Cent ans depuis la création de la Tchécoslovaquie indépendante est un anniversaire important pour les Tchèques (et les Slovaques). Mais un siècle est déjà loin pour les jeunes générations de Tchèques, a fortiori ça l’est encore davantage pour les jeunes générations d’autres pays qui connaissent peu ou pas l’histoire tchèque. C’est pourquoi le Centre tchèque de Bruxelles s’est efforcé de ne pas tomber dans le « tout-académique ». Si des conférences sont également organisées, la portée et la signification de 1918 sont également traitées par le biais de l’art, comme le précise Jitka Pánek Jurková :

Tomáš Garrigue Masaryk | Photo: Library of Congress,  public domain
« Nous avons de la chance car de nombreux personnages et idées de l’entre-deux-guerres sont vraiment atemporels et universels. Notamment en ce qui concerne le président Masaryk qui, avec ses positions sur les droits des femmes, était en avance sur son temps et peut-être même sur le nôtre. Les œuvres de Karel Čapek sont tout aussi actuels. Nous profitons de tout cela dès le mois de février avec une mise en scène des ‘Entretiens avec T. G. Masaryk’. En même temps, nous nous efforçons de réactualiser ce thème de 1918 en impliquant des créateurs locaux et tchèques. En avril, nous allons travailler avec le Festival de l’Illustration de Liège dont le thème cette année est l’illustration tchèque. Nous organisons un concours intitulé CzechImage pour les étudiants, soit l’image de la République tchèque. En mai, il y aura également un grand projet de danse site-specific au centre Bozar : sous la direction du conseiller dramaturgique tchèque Tomáš Procházka vont se rencontrer de jeunes danseurs de huit pays européens et traiter d’un point de vue contemporain l’avant-garde de la danse dans l’entre-deux-guerres. »
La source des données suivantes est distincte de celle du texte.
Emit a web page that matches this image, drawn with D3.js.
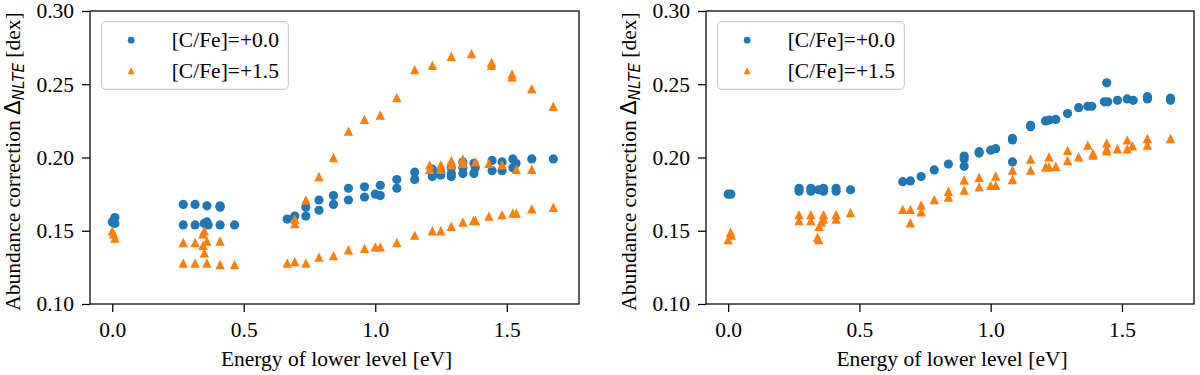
<!DOCTYPE html>
<html>
<head>
<meta charset="utf-8">
<script src="https://cdn.jsdelivr.net/npm/d3@7"></script>
<style>
  body { margin: 0; background: #fff; }
  svg { display: block; }
</style>
</head>
<body>
<svg id="chart" width="1200" height="375" font-family="Liberation Serif"></svg>
<script>
// ---------- Data (Energy of lower level [eV], abundance correction [dex]) ----------
const xTicks = [0.0, 0.5, 1.0, 1.5];
const yTicks = [0.10, 0.15, 0.20, 0.25, 0.30];
const legendLabels = ["[C/Fe]=+0.0", "[C/Fe]=+1.5"];

// Left panel, [C/Fe]=+0.0
const leftC00 = [
  [0.0,0.156],[0.01,0.159],[0.01,0.155],
  [0.27,0.168],[0.27,0.154],[0.315,0.168],[0.315,0.154],
  [0.35,0.155],[0.36,0.156],[0.36,0.167],[0.365,0.154],
  [0.41,0.167],[0.41,0.154],[0.41,0.166],[0.465,0.154],
  [0.665,0.158],[0.694,0.160],[0.736,0.166],[0.736,0.160],
  [0.786,0.171],[0.786,0.164],[0.841,0.174],[0.841,0.168],
  [0.898,0.179],[0.898,0.171],[0.959,0.180],[0.959,0.173],
  [1.0,0.175],[1.019,0.181],[1.019,0.174],
  [1.082,0.185],[1.082,0.179],[1.150,0.190],[1.150,0.185],
  [1.217,0.192],[1.217,0.189],[1.217,0.187],
  [1.249,0.190],[1.249,0.188],
  [1.289,0.193],[1.289,0.189],[1.289,0.187],
  [1.333,0.197],[1.333,0.193],[1.333,0.189],
  [1.375,0.196],[1.375,0.189],[1.38,0.193],
  [1.444,0.198],[1.444,0.191],[1.482,0.197],[1.482,0.191],
  [1.523,0.199],[1.523,0.193],[1.535,0.196],
  [1.595,0.199],[1.677,0.199]
];
// Left panel, [C/Fe]=+1.5
const leftC15 = [
  [0.0,0.150],[0.005,0.148],[0.01,0.145],
  [0.27,0.142],[0.27,0.128],[0.315,0.142],[0.315,0.128],
  [0.345,0.148],[0.345,0.140],[0.35,0.150],[0.35,0.135],
  [0.36,0.143],[0.36,0.128],[0.41,0.143],[0.41,0.127],[0.465,0.127],
  [0.665,0.128],[0.694,0.129],[0.694,0.158],[0.694,0.155],
  [0.736,0.128],[0.736,0.171],[0.786,0.187],[0.786,0.132],
  [0.841,0.200],[0.841,0.133],[0.898,0.218],[0.898,0.137],
  [0.959,0.226],[0.959,0.138],[1.0,0.139],[1.019,0.229],[1.019,0.139],
  [1.082,0.241],[1.082,0.142],[1.150,0.260],[1.150,0.147],
  [1.207,0.195],[1.207,0.192],[1.217,0.263],[1.217,0.150],
  [1.249,0.195],[1.249,0.192],[1.249,0.150],
  [1.289,0.269],[1.289,0.198],[1.289,0.195],[1.289,0.153],
  [1.333,0.199],[1.333,0.196],[1.333,0.156],
  [1.366,0.271],[1.373,0.157],[1.381,0.197],[1.381,0.157],
  [1.432,0.196],[1.432,0.160],[1.442,0.265],[1.442,0.263],
  [1.482,0.195],[1.482,0.161],[1.52,0.257],[1.52,0.255],
  [1.523,0.162],[1.536,0.192],[1.536,0.162],
  [1.595,0.247],[1.595,0.192],[1.595,0.165],
  [1.677,0.235],[1.677,0.166]
];
// Right panel, [C/Fe]=+0.0
const rightC00 = [
  [0.0,0.175],[0.01,0.175],
  [0.27,0.179],[0.27,0.177],[0.315,0.179],[0.315,0.177],
  [0.344,0.178],[0.357,0.178],[0.363,0.179],[0.363,0.177],
  [0.411,0.179],[0.411,0.177],[0.466,0.178],
  [0.665,0.1835],[0.694,0.184],[0.735,0.187],[0.785,0.1915],[0.839,0.1955],
  [0.899,0.201],[0.899,0.199],[0.899,0.194],[0.956,0.204],[0.956,0.203],
  [1.0,0.205],[1.019,0.206],[1.083,0.213],[1.083,0.212],[1.083,0.197],
  [1.152,0.222],[1.152,0.221],[1.209,0.225],[1.223,0.2256],[1.248,0.226],
  [1.293,0.230],[1.335,0.234],[1.37,0.235],[1.385,0.235],
  [1.433,0.238],[1.442,0.251],[1.446,0.238],[1.483,0.239],
  [1.52,0.240],[1.543,0.239],[1.597,0.2415],[1.597,0.240],
  [1.685,0.2405],[1.685,0.239]
];
// Right panel, [C/Fe]=+1.5
const rightC15 = [
  [0.0,0.144],[0.009,0.149],[0.012,0.147],
  [0.27,0.161],[0.27,0.157],[0.315,0.161],[0.315,0.157],
  [0.34,0.1455],[0.345,0.144],[0.346,0.153],[0.355,0.156],
  [0.363,0.161],[0.363,0.158],[0.411,0.161],[0.411,0.158],[0.466,0.1625],
  [0.665,0.1646],[0.694,0.1646],[0.694,0.1555],[0.735,0.1676],[0.735,0.163],
  [0.785,0.1713],[0.839,0.177],[0.839,0.173],[0.899,0.1846],[0.899,0.1778],
  [0.956,0.1865],[0.956,0.180],[1.0,0.181],[1.019,0.1874],[1.019,0.181],
  [1.083,0.1915],[1.083,0.185],[1.152,0.199],[1.152,0.1915],
  [1.209,0.1937],[1.222,0.2005],[1.222,0.1937],[1.248,0.194],
  [1.293,0.205],[1.293,0.198],[1.335,0.2005],[1.37,0.2085],
  [1.39,0.2017],[1.39,0.203],[1.442,0.210],[1.442,0.2046],[1.442,0.206],
  [1.483,0.206],[1.52,0.212],[1.52,0.206],[1.54,0.208],
  [1.597,0.213],[1.597,0.2085],[1.685,0.213]
];

// ---------- Drawing ----------
const BLUE = "#1f77b4", ORANGE = "#ff7f0e";
const SERIF = "Liberation Serif";
const FS = 21.5;
const svg = d3.select("#chart");
const plotTop = 11, plotBottom = 304;

function triPath(r) {
  return `M0,${-r}L${r},${r}L${-r},${r}Z`;
}

function panel(left, right, c00, c15) {
  const g = svg.append("g");
  const x = d3.scaleLinear().domain([-0.0845, 1.7745]).range([left, right]);
  const y = d3.scaleLinear().domain([0.10, 0.30]).range([plotBottom, plotTop]);

  // points
  g.append("g").selectAll("circle").data(c00).join("circle")
    .attr("cx", d => x(d[0])).attr("cy", d => y(d[1]))
    .attr("r", 4.6).attr("fill", BLUE);
  g.append("g").selectAll("path").data(c15).join("path")
    .attr("transform", d => `translate(${x(d[0])},${y(d[1])})`)
    .attr("d", triPath(4.7)).attr("fill", ORANGE);

  // axes
  const xAxis = d3.axisBottom(x).tickValues(xTicks).tickFormat(d3.format(".1f"))
    .tickSizeOuter(0).tickSizeInner(8).tickPadding(10);
  const yAxis = d3.axisLeft(y).tickValues(yTicks).tickFormat(d3.format(".2f"))
    .tickSizeOuter(0).tickSizeInner(8).tickPadding(8);
  const gx = g.append("g").attr("transform", `translate(0,${plotBottom})`).call(xAxis);
  const gy = g.append("g").attr("transform", `translate(${left},0)`).call(yAxis);
  [gx, gy].forEach(a => {
    a.attr("font-family", SERIF).attr("font-size", FS);
    a.select(".domain").remove();
    a.selectAll("line").attr("stroke", "#000").attr("stroke-width", 1.25);
    a.selectAll("text").attr("font-family", SERIF).attr("font-size", FS).attr("fill", "#000");
  });
  gx.selectAll("text").attr("dy", "0.71em");

  // frame
  g.append("rect").attr("x", left).attr("y", plotTop)
    .attr("width", right - left).attr("height", plotBottom - plotTop)
    .attr("fill", "none").attr("stroke", "#000").attr("stroke-width", 1.25);

  // x label
  g.append("text").attr("x", (left + right) / 2 + 2).attr("y", 366)
    .attr("text-anchor", "middle").attr("font-family", SERIF).attr("font-size", FS)
    .text("Energy of lower level [eV]");

  // y label
  const yl = g.append("text")
    .attr("transform", `translate(${left - 70},${(plotTop + plotBottom) / 2 + 4}) rotate(-90)`)
    .attr("text-anchor", "middle").attr("font-family", SERIF).attr("font-size", FS);
  yl.append("tspan").text("Abundance correction ");
  yl.append("tspan").attr("font-family", "DejaVu Sans").attr("font-size", FS).text("Δ");
  yl.append("tspan").attr("font-family", "DejaVu Sans").attr("font-style", "italic")
    .attr("font-size", 15).attr("dy", 4).text("NLTE");
  yl.append("tspan").attr("dy", -4).text(" [dex]");

  // legend
  const lx = left + 11.7, ly = 21.7;
  const lg = g.append("g");
  lg.append("rect").attr("x", lx).attr("y", ly).attr("width", 186.6).attr("height", 67.6)
    .attr("rx", 4).attr("fill", "#fff").attr("fill-opacity", 0.8)
    .attr("stroke", "#cccccc").attr("stroke-width", 1.2);
  const rows = [ly + 18.5, ly + 49];
  lg.append("circle").attr("cx", lx + 29.5).attr("cy", rows[0]).attr("r", 3.4).attr("fill", BLUE);
  lg.append("path").attr("transform", `translate(${lx + 29.5},${rows[1]})`)
    .attr("d", triPath(3.5)).attr("fill", ORANGE);
  legendLabels.forEach((t, i) => {
    lg.append("text").attr("x", lx + 70).attr("y", rows[i] + 7)
      .attr("font-family", SERIF).attr("font-size", FS).text(t);
  });
}

panel(90, 579, leftC00, leftC15);
panel(706, 1194, rightC00, rightC15);
</script>
</body>
</html>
Si 1918 est le point de départ logique de cette année culturelle, le 50e anniversaire du Printemps de Prague et de son écrasement par les troupes du pacte de Varsovie est également au cœur de la programmation. D’autant plus que 1968 fut une année de changements généraux, et pas seulement en Tchécoslovaquie. Jitka Pánek Jurková :

« En ce qui concerne l’année 1968 et le Printemps de Prague, je pense que c’est un thème très intéressant pour Bruxelles. Ici, cela résonne beaucoup plus généralement autour des grands bouleversements de 1968, notamment avec les manifestations étudiantes qui ont touché la France, mais aussi la Belgique. Pour nous, c’est évidemment un thème plus malheureux puisque nous allons nous souvenir de l’occupation soviétique. Mais cela permet de présenter une alternative à la perception de 1968. Nous sommes heureux de préparer une grande exposition des photos de légende de Josef Koudelka que nous allons présenter dans le cadre de l’ancien Jardin botanique, un espace vraiment beau et exceptionnel à Bruxelles. L’exposition sera inaugurée à la mi-juin et sera visible pendant tout l’été. Nous allons aussi proposer les films de la Nouvelle vague tchécoslovaque à la Cinémathèque de Bruxelles. »

Tomáš Garrigue Masaryk,  photo: Archive de la Radio tchèque
Si, politiquement, la République tchèque passe souvent pour un Etat-membre « râleur » dans le cadre de l’Union européenne, voire nourrissant des tendances eurosceptiques en son sein, l’année culturelle du Centre tchèque se veut être une façon de rappeler l’ancrage historique du pays en Europe. Jitka Pánek Jurková :

« Nous voulions tous rappeler qu’en 1918, la Tchécoslovaquie n’est pas née comme un petit pays provincial, mais sur la base d’idées universelles. Dans notre programme nous nous sommes efforcés de ne pas être provinciaux, mais de traiter de l’aspect européen et international de la Tchéquie. Nous le faisons de deux façons : par le biais de nos collaborations internationales, mais aussi d’une discussion qui aura lieu le 4 février. Intitulée ‘Daydreaming nations’, elle rassemblera des intellectuels de onze pays européens afin de confronter leurs points de vue sur 1918. L’écrivain tchèque David Zábranský va notamment y participer, ou encore la journaliste Pavlína Kvapilová. Ce thème européen nous le traiterons également sciemment avec une conférence d’Alain Soubigou qui s’intéressera à la dimension européenne de Tomáš Garrigue Masaryk. »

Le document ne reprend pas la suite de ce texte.